Problem to work on:
Lines containing the string "this" are to be counted; report the total by itself.

Listed records:
▬▬▬

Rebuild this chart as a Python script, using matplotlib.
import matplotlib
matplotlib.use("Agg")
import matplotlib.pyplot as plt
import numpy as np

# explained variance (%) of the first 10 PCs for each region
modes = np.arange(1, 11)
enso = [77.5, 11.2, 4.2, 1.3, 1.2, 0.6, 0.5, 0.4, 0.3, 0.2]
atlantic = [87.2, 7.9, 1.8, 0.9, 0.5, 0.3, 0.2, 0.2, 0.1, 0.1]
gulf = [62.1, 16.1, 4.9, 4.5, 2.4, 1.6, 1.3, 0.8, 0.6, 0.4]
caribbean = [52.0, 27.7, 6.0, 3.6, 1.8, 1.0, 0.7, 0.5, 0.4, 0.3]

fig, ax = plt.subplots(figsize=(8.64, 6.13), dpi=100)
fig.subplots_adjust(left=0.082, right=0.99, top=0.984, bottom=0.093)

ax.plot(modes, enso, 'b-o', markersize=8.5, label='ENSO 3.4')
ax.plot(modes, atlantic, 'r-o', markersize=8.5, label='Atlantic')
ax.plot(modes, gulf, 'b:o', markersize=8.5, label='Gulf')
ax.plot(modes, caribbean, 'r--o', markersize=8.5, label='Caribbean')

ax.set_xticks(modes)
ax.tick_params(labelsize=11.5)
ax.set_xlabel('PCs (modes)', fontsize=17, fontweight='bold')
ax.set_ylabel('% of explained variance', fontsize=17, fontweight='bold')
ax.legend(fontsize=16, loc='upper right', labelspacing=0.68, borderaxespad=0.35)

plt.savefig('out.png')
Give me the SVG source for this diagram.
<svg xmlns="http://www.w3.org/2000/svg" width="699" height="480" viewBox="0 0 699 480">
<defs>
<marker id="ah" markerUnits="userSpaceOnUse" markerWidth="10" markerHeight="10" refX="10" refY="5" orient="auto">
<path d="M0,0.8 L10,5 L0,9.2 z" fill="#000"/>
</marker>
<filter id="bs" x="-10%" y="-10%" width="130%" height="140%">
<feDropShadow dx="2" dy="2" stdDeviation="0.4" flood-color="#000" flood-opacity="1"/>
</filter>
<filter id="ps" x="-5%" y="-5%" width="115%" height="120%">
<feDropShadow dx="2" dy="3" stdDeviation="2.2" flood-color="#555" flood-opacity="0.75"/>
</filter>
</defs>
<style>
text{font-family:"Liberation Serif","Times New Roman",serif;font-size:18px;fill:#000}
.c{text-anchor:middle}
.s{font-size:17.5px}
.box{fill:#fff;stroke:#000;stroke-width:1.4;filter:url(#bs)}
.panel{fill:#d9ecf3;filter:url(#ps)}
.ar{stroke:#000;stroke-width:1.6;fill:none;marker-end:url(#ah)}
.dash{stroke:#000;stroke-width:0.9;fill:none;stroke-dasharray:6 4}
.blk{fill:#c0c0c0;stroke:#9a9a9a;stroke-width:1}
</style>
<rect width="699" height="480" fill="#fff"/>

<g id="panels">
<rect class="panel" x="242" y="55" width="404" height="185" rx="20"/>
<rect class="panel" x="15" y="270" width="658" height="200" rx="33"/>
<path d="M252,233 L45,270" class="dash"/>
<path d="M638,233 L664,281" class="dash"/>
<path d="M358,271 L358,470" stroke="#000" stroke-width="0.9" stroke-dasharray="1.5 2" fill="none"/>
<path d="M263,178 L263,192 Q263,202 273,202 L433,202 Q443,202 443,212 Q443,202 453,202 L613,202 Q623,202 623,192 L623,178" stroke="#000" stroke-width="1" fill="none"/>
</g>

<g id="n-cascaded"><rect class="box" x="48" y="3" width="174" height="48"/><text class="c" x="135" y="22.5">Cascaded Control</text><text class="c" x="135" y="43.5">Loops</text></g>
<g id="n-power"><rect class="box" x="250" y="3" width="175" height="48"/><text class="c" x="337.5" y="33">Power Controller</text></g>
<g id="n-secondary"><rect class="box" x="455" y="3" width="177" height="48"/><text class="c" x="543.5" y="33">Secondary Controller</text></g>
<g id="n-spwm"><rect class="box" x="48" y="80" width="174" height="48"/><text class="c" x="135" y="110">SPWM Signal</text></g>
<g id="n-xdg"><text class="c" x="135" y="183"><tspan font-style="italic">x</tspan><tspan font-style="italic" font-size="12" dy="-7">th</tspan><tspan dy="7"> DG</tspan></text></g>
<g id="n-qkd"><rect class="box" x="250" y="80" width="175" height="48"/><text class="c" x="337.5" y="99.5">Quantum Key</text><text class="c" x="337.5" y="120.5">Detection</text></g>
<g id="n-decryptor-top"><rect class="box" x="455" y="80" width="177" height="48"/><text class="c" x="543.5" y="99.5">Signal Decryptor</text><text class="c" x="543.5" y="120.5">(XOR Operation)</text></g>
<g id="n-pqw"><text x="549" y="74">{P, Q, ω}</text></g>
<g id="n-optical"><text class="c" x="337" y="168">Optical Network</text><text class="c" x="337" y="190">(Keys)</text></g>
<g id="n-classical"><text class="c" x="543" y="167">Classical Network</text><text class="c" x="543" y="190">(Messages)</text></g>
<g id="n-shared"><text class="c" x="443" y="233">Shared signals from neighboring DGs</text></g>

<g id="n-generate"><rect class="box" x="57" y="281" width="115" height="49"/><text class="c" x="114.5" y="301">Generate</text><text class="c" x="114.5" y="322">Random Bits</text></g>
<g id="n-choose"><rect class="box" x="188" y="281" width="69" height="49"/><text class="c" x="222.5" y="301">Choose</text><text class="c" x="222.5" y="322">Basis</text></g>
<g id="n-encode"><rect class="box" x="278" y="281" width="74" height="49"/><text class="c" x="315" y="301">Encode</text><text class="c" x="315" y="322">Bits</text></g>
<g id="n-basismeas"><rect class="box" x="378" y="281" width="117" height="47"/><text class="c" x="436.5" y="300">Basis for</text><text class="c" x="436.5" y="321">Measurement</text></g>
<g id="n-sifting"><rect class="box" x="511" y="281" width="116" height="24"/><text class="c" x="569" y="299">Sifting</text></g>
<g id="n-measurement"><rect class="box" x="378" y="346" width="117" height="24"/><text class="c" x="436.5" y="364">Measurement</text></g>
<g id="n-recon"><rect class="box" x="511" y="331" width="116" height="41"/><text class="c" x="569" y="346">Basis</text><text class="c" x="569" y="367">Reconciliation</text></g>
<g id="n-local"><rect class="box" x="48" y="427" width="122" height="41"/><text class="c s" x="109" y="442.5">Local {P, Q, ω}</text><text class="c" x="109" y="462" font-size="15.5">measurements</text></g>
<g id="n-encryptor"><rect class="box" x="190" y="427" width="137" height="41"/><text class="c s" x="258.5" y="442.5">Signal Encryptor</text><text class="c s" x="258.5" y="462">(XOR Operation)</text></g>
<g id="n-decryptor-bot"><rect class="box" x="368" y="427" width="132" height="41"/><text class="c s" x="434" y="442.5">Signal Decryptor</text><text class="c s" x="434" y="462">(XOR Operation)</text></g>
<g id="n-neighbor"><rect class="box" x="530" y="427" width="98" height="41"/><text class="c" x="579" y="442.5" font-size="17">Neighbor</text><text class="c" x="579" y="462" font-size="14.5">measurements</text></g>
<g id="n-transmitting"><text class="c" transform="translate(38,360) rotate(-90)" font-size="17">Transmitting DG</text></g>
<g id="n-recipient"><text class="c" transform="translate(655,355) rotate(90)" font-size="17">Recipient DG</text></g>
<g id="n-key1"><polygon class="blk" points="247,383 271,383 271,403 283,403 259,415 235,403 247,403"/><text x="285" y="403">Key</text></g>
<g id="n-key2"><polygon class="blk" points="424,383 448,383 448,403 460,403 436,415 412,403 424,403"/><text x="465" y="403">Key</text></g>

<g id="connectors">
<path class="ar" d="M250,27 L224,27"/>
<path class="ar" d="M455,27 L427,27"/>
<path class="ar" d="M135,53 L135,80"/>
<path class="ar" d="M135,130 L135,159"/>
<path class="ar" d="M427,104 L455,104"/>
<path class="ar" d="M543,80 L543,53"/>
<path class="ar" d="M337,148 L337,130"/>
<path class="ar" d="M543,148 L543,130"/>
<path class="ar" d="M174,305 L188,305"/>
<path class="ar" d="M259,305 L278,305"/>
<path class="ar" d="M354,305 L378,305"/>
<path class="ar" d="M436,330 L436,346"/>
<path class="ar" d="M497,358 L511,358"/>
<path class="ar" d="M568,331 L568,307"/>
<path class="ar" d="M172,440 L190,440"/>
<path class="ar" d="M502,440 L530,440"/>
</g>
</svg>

▬▬▬

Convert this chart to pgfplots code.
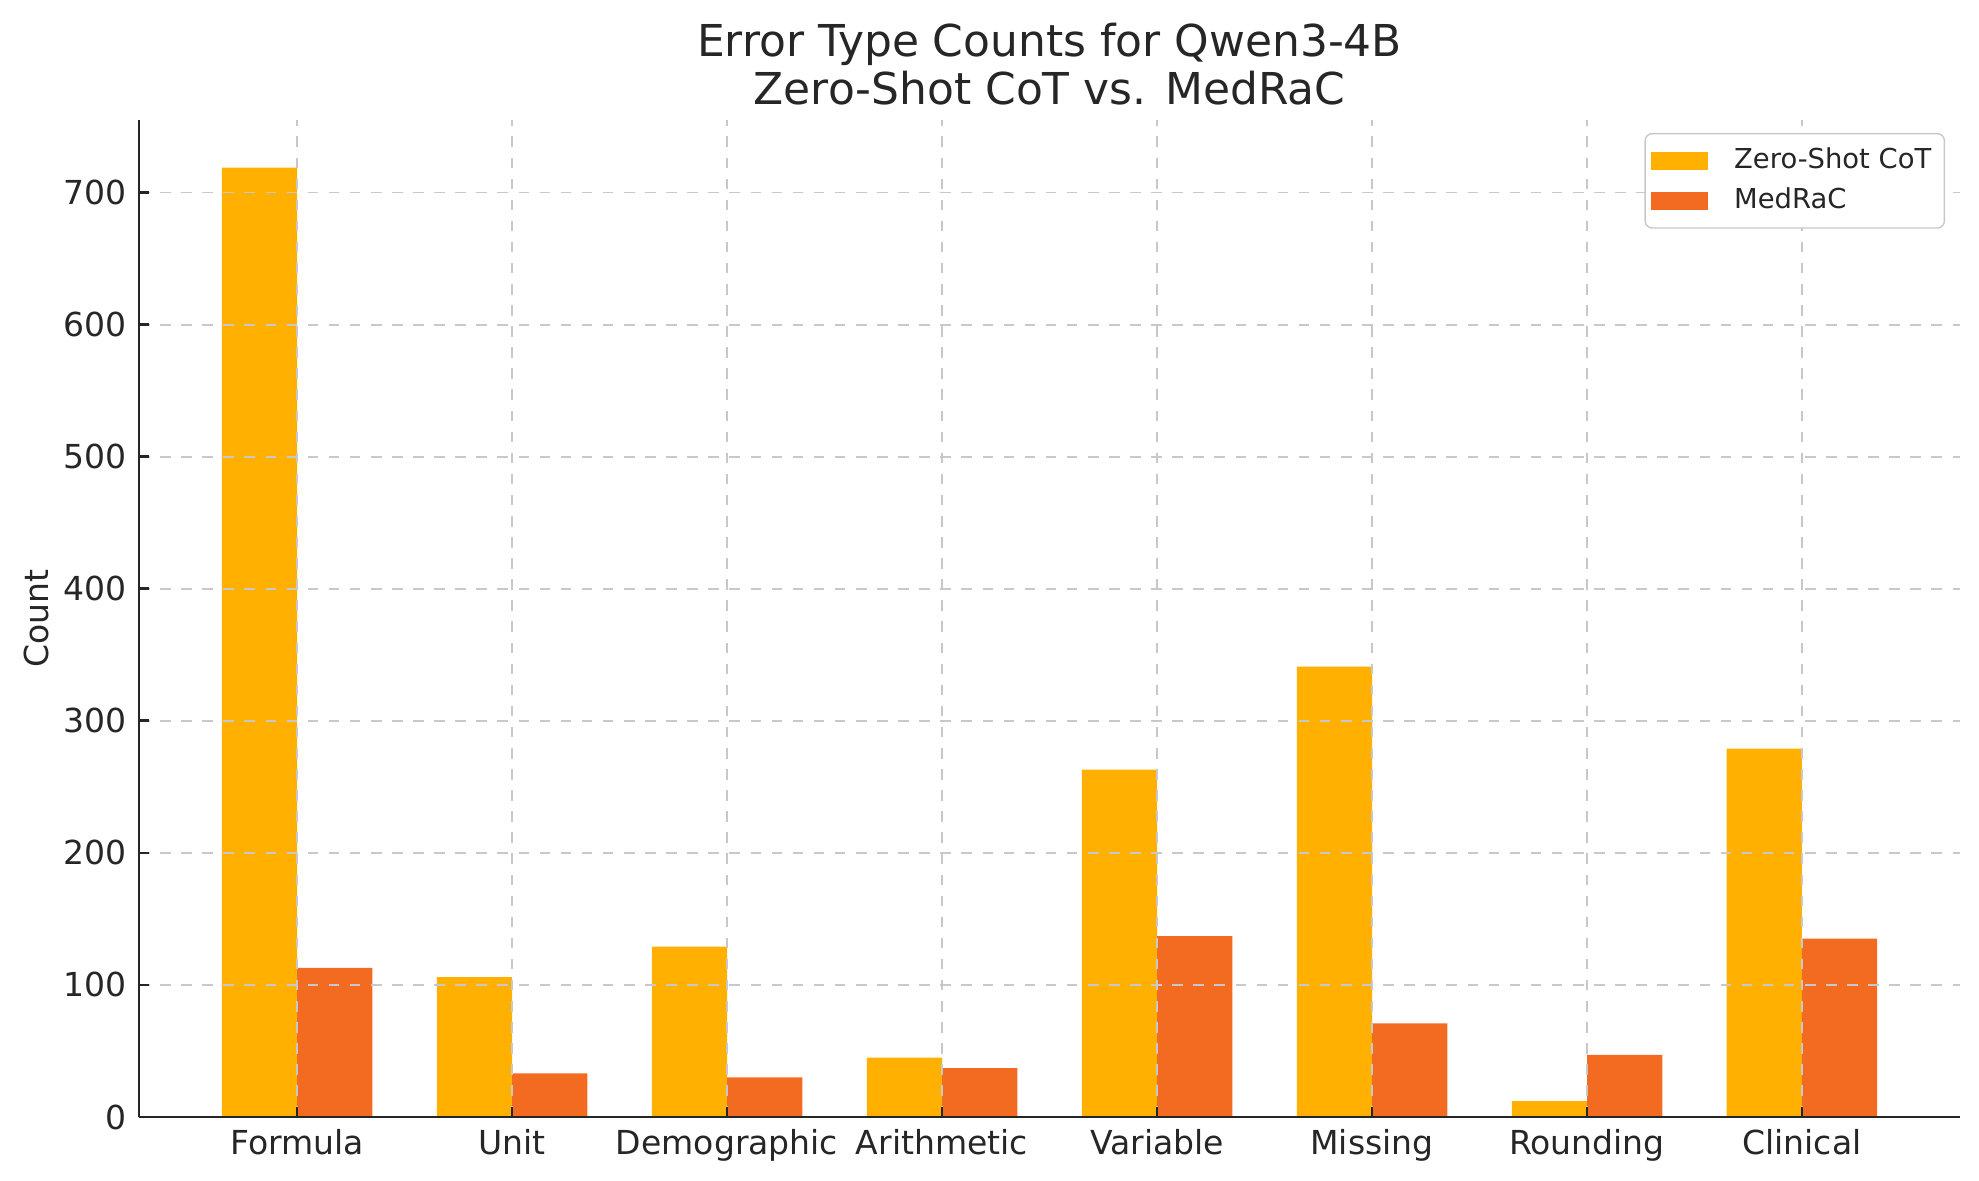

▬▬▬

Worked answer:
3